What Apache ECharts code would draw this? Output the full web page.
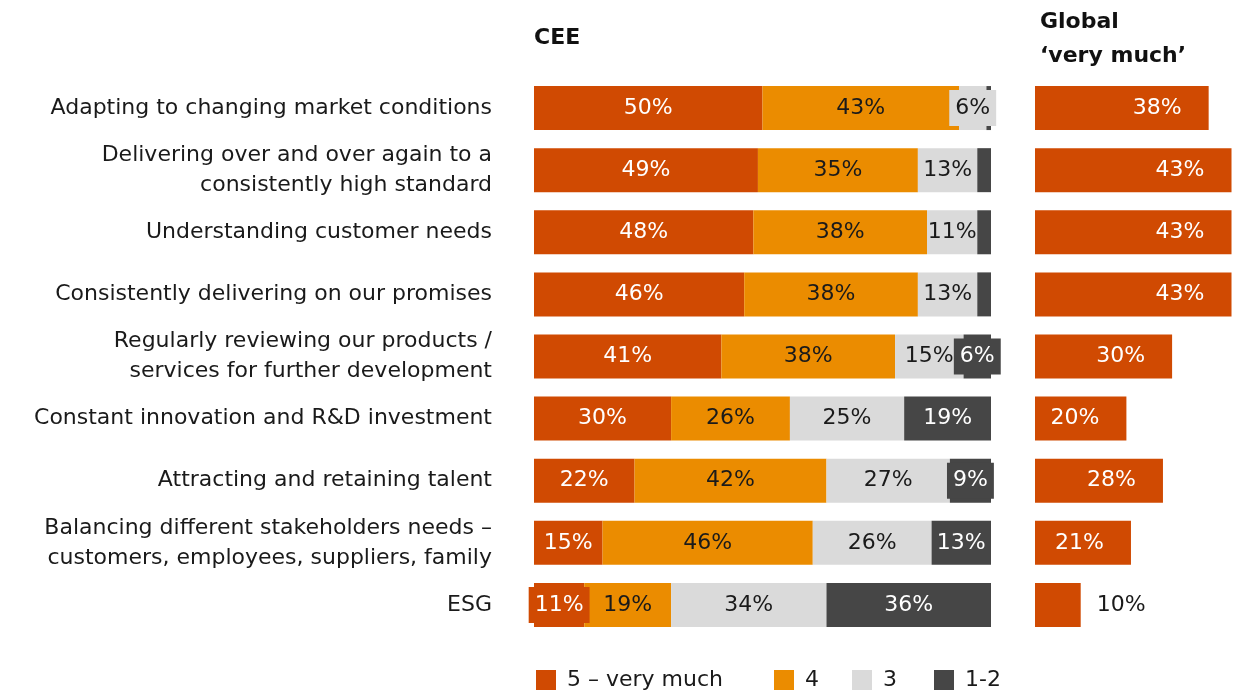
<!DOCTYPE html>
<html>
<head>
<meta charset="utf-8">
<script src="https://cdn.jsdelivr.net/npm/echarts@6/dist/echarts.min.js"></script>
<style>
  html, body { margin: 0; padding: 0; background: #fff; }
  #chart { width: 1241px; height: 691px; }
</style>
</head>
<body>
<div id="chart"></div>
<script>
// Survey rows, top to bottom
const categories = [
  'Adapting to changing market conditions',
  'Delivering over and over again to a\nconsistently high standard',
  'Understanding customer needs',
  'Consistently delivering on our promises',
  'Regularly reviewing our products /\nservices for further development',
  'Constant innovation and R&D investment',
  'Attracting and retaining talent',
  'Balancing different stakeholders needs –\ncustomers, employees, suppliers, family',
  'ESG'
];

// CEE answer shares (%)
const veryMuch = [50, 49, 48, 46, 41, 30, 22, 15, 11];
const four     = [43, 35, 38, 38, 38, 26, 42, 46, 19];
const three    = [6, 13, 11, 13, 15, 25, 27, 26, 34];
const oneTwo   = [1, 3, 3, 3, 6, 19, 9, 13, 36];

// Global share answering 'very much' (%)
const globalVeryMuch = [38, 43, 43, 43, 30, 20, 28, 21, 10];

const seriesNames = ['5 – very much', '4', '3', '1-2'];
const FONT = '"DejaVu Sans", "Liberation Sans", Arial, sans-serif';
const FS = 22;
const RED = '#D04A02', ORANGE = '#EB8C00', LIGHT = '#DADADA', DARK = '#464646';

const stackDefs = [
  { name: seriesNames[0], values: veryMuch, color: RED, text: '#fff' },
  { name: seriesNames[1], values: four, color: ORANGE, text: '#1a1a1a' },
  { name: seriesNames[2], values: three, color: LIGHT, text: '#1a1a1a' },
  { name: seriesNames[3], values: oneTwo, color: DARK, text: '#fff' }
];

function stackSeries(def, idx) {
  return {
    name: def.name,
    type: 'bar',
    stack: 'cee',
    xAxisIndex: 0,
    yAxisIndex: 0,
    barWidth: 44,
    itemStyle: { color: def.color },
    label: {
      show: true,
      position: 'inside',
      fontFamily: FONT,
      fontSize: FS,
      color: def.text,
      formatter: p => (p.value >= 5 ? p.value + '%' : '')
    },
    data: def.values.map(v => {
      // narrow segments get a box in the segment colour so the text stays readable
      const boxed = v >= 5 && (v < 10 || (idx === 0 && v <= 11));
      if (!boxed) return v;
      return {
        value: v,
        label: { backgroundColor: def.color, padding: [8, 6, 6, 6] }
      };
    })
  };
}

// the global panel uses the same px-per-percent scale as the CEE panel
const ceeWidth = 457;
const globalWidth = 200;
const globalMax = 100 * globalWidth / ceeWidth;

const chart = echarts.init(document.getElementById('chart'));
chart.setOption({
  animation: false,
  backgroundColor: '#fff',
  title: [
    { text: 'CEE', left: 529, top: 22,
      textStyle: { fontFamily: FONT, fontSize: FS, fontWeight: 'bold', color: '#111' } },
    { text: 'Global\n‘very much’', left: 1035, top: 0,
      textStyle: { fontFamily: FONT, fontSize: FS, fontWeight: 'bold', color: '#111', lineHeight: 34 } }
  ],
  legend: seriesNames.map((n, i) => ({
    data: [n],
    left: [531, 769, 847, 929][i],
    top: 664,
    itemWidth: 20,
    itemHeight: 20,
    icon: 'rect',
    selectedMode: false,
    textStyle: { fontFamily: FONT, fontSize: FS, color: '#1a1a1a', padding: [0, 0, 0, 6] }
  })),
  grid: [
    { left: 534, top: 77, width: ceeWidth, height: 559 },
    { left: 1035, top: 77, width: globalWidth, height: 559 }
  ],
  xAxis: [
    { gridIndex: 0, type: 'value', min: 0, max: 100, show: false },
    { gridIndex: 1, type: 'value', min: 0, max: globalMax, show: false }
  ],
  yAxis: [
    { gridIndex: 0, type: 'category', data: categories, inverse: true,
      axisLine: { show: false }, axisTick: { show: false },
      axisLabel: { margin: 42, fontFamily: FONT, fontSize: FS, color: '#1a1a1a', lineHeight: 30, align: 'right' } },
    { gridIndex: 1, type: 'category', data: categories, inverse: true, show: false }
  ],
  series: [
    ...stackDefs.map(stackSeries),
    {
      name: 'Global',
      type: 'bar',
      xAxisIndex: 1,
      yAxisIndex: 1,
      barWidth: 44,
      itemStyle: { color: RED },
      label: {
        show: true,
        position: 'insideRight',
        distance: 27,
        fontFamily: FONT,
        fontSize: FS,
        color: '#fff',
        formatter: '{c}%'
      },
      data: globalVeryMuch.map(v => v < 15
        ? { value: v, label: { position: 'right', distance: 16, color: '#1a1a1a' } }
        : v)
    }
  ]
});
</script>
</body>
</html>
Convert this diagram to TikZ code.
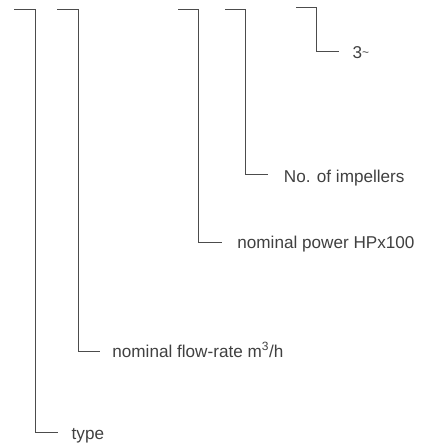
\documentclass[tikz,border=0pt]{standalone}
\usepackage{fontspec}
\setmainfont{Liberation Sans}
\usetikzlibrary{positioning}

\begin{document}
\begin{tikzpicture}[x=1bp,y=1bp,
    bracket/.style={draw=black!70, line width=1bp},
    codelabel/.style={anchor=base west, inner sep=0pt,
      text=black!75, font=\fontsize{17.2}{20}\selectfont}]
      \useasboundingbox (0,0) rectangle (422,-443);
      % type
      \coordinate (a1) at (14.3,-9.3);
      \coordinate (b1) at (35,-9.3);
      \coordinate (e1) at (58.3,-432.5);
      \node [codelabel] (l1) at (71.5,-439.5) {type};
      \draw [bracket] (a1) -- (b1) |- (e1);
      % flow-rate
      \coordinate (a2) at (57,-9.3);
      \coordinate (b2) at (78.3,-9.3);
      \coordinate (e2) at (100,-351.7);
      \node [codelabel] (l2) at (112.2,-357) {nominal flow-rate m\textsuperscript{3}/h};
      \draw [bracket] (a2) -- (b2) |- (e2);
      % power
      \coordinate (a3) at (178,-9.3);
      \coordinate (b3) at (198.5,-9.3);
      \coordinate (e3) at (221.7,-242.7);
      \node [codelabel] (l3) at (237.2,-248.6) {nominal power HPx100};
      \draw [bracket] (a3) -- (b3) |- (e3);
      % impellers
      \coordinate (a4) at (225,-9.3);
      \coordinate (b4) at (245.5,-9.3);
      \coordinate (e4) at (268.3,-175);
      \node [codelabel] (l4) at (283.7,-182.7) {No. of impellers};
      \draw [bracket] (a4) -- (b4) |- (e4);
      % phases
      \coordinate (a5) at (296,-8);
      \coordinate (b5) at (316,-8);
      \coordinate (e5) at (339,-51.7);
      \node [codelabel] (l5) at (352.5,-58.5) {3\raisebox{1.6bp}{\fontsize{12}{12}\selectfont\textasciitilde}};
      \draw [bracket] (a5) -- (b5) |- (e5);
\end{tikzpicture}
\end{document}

### TASK TO CARRY OUT
Could you repeat all of the material exactly? Pictures should not be copied.

### SOLVED EXERCISE
What Apache ECharts code would draw this? Output the full web page.
<!DOCTYPE html>
<html>
<head>
<meta charset="utf-8">
<script src="https://cdn.jsdelivr.net/npm/echarts@6/dist/echarts.min.js"></script>
<style>
  html, body { margin: 0; padding: 0; background: #fff; }
  #chart { width: 1241px; height: 691px; }
</style>
</head>
<body>
<div id="chart"></div>
<script>
// Survey rows, top to bottom
const categories = [
  'Adapting to changing market conditions',
  'Delivering over and over again to a\nconsistently high standard',
  'Understanding customer needs',
  'Consistently delivering on our promises',
  'Regularly reviewing our products /\nservices for further development',
  'Constant innovation and R&D investment',
  'Attracting and retaining talent',
  'Balancing different stakeholders needs –\ncustomers, employees, suppliers, family',
  'ESG'
];

// CEE answer shares (%)
const veryMuch = [50, 49, 48, 46, 41, 30, 22, 15, 11];
const four     = [43, 35, 38, 38, 38, 26, 42, 46, 19];
const three    = [6, 13, 11, 13, 15, 25, 27, 26, 34];
const oneTwo   = [1, 3, 3, 3, 6, 19, 9, 13, 36];

// Global share answering 'very much' (%)
const globalVeryMuch = [38, 43, 43, 43, 30, 20, 28, 21, 10];

const seriesNames = ['5 – very much', '4', '3', '1-2'];
const FONT = '"DejaVu Sans", "Liberation Sans", Arial, sans-serif';
const FS = 22;
const RED = '#D04A02', ORANGE = '#EB8C00', LIGHT = '#DADADA', DARK = '#464646';

const stackDefs = [
  { name: seriesNames[0], values: veryMuch, color: RED, text: '#fff' },
  { name: seriesNames[1], values: four, color: ORANGE, text: '#1a1a1a' },
  { name: seriesNames[2], values: three, color: LIGHT, text: '#1a1a1a' },
  { name: seriesNames[3], values: oneTwo, color: DARK, text: '#fff' }
];

function stackSeries(def, idx) {
  return {
    name: def.name,
    type: 'bar',
    stack: 'cee',
    xAxisIndex: 0,
    yAxisIndex: 0,
    barWidth: 44,
    itemStyle: { color: def.color },
    label: {
      show: true,
      position: 'inside',
      fontFamily: FONT,
      fontSize: FS,
      color: def.text,
      formatter: p => (p.value >= 5 ? p.value + '%' : '')
    },
    data: def.values.map(v => {
      // narrow segments get a box in the segment colour so the text stays readable
      const boxed = v >= 5 && (v < 10 || (idx === 0 && v <= 11));
      if (!boxed) return v;
      return {
        value: v,
        label: { backgroundColor: def.color, padding: [8, 6, 6, 6] }
      };
    })
  };
}

// the global panel uses the same px-per-percent scale as the CEE panel
const ceeWidth = 457;
const globalWidth = 200;
const globalMax = 100 * globalWidth / ceeWidth;

const chart = echarts.init(document.getElementById('chart'));
chart.setOption({
  animation: false,
  backgroundColor: '#fff',
  title: [
    { text: 'CEE', left: 529, top: 22,
      textStyle: { fontFamily: FONT, fontSize: FS, fontWeight: 'bold', color: '#111' } },
    { text: 'Global\n‘very much’', left: 1035, top: 0,
      textStyle: { fontFamily: FONT, fontSize: FS, fontWeight: 'bold', color: '#111', lineHeight: 34 } }
  ],
  legend: seriesNames.map((n, i) => ({
    data: [n],
    left: [531, 769, 847, 929][i],
    top: 664,
    itemWidth: 20,
    itemHeight: 20,
    icon: 'rect',
    selectedMode: false,
    textStyle: { fontFamily: FONT, fontSize: FS, color: '#1a1a1a', padding: [0, 0, 0, 6] }
  })),
  grid: [
    { left: 534, top: 77, width: ceeWidth, height: 559 },
    { left: 1035, top: 77, width: globalWidth, height: 559 }
  ],
  xAxis: [
    { gridIndex: 0, type: 'value', min: 0, max: 100, show: false },
    { gridIndex: 1, type: 'value', min: 0, max: globalMax, show: false }
  ],
  yAxis: [
    { gridIndex: 0, type: 'category', data: categories, inverse: true,
      axisLine: { show: false }, axisTick: { show: false },
      axisLabel: { margin: 42, fontFamily: FONT, fontSize: FS, color: '#1a1a1a', lineHeight: 30, align: 'right' } },
    { gridIndex: 1, type: 'category', data: categories, inverse: true, show: false }
  ],
  series: [
    ...stackDefs.map(stackSeries),
    {
      name: 'Global',
      type: 'bar',
      xAxisIndex: 1,
      yAxisIndex: 1,
      barWidth: 44,
      itemStyle: { color: RED },
      label: {
        show: true,
        position: 'insideRight',
        distance: 27,
        fontFamily: FONT,
        fontSize: FS,
        color: '#fff',
        formatter: '{c}%'
      },
      data: globalVeryMuch.map(v => v < 15
        ? { value: v, label: { position: 'right', distance: 16, color: '#1a1a1a' } }
        : v)
    }
  ]
});
</script>
</body>
</html>
Convert this diagram to TikZ code.
\documentclass[tikz,border=0pt]{standalone}
\usepackage{fontspec}
\setmainfont{Liberation Sans}
\usetikzlibrary{positioning}

\begin{document}
\begin{tikzpicture}[x=1bp,y=1bp,
    bracket/.style={draw=black!70, line width=1bp},
    codelabel/.style={anchor=base west, inner sep=0pt,
      text=black!75, font=\fontsize{17.2}{20}\selectfont}]
      \useasboundingbox (0,0) rectangle (422,-443);
      % type
      \coordinate (a1) at (14.3,-9.3);
      \coordinate (b1) at (35,-9.3);
      \coordinate (e1) at (58.3,-432.5);
      \node [codelabel] (l1) at (71.5,-439.5) {type};
      \draw [bracket] (a1) -- (b1) |- (e1);
      % flow-rate
      \coordinate (a2) at (57,-9.3);
      \coordinate (b2) at (78.3,-9.3);
      \coordinate (e2) at (100,-351.7);
      \node [codelabel] (l2) at (112.2,-357) {nominal flow-rate m\textsuperscript{3}/h};
      \draw [bracket] (a2) -- (b2) |- (e2);
      % power
      \coordinate (a3) at (178,-9.3);
      \coordinate (b3) at (198.5,-9.3);
      \coordinate (e3) at (221.7,-242.7);
      \node [codelabel] (l3) at (237.2,-248.6) {nominal power HPx100};
      \draw [bracket] (a3) -- (b3) |- (e3);
      % impellers
      \coordinate (a4) at (225,-9.3);
      \coordinate (b4) at (245.5,-9.3);
      \coordinate (e4) at (268.3,-175);
      \node [codelabel] (l4) at (283.7,-182.7) {No. of impellers};
      \draw [bracket] (a4) -- (b4) |- (e4);
      % phases
      \coordinate (a5) at (296,-8);
      \coordinate (b5) at (316,-8);
      \coordinate (e5) at (339,-51.7);
      \node [codelabel] (l5) at (352.5,-58.5) {3\raisebox{1.6bp}{\fontsize{12}{12}\selectfont\textasciitilde}};
      \draw [bracket] (a5) -- (b5) |- (e5);
\end{tikzpicture}
\end{document}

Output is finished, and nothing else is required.